Where do I begin? There was not much about this election that I liked. The campaign was way too long. The Republicans nominated the wrong guy. The outcome was bad. I’ve already covered Sarah Palin’s treatment in the “Ridiculous” entry. My biggest problem with this election was how it was spun. It’s safe to say that the majority of Obama voters didn’t know what they were voting for; how could they, when he wouldn’t get any specifics? His campaign of “hope” (who doesn’t want to have hope?) and “change” (which would have happened either way) struck me as a focus-group phrase that got way out of control.
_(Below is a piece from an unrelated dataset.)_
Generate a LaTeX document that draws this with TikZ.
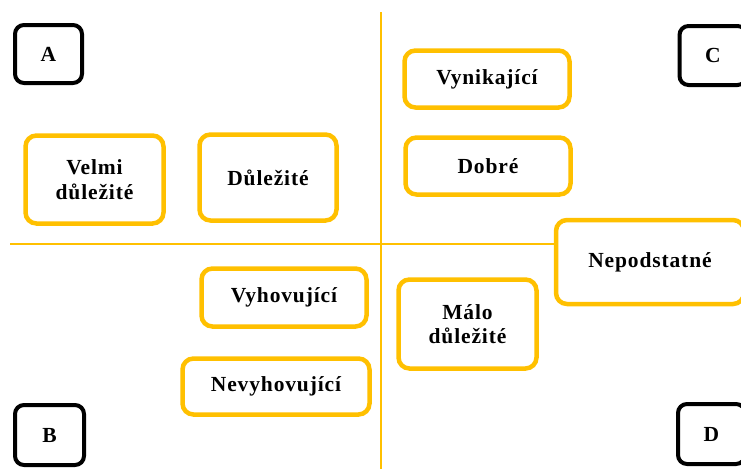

Then you have the last few months of the campaign itself. First, there was a hurricane at the same time as the Republican convention, with people saying “How can they have a convention at a time like this?” Next came the “crisis” that had been brewing for years in the sub-prime mortgage market. McCain foolishly decided to suspend his campaign to deal with it, which gave Obama the chance to make the speech where he said “A president has to deal with more than one thing at a time” (which is very, very true). It seemed the Republicans were “darned if they did, darned if they didn’t” during this cycle! Personally, I thought that both things should have continued on schedule.
Then, there was “Joe the Plumber,” roundly ridiculed for asking a question that elicited the “spread the wealth around” response from Obama. All of a sudden, we have all these reports popping up. “His name isn’t even Joe!” (as if they’ve never heard of someone who goes by their middle name) “He doesn’t even make enough money to have to pay more!” (which didn’t matter - he one day wanted to make that much money) “He’s not even a licensed plubmer!” (but was working towards that - all part of his plan to better his life) In the end, a government worker was dismissed from her job for digging up dirt on Joe using government resources. (Speaking of government, an organization called ACORN submitted thousands of voter registrations, hundreds of which were found to be fraudulent. However, the governments continued to accept these registrations from them, and courts ruled that they could be accepted.)
Regarding the actual outcome, I’d describe myself as skeptically optimistic. Obama’s selections for his cabinet haven’t been quite what I would like, but I didn’t really expect that they would be; however, they’re not nearly as left-leaning as he could have made them. He does seem to be actually trying to govern towards the left side of the middle. I can’t help but think that maybe he outsmarted everyone in the Chicago political machine, where there’s as much corruption as there is snow off the Great Lakes. Could it be that he joined their machine to use it to get to the top, only to jettison it once he got there? We’ll see.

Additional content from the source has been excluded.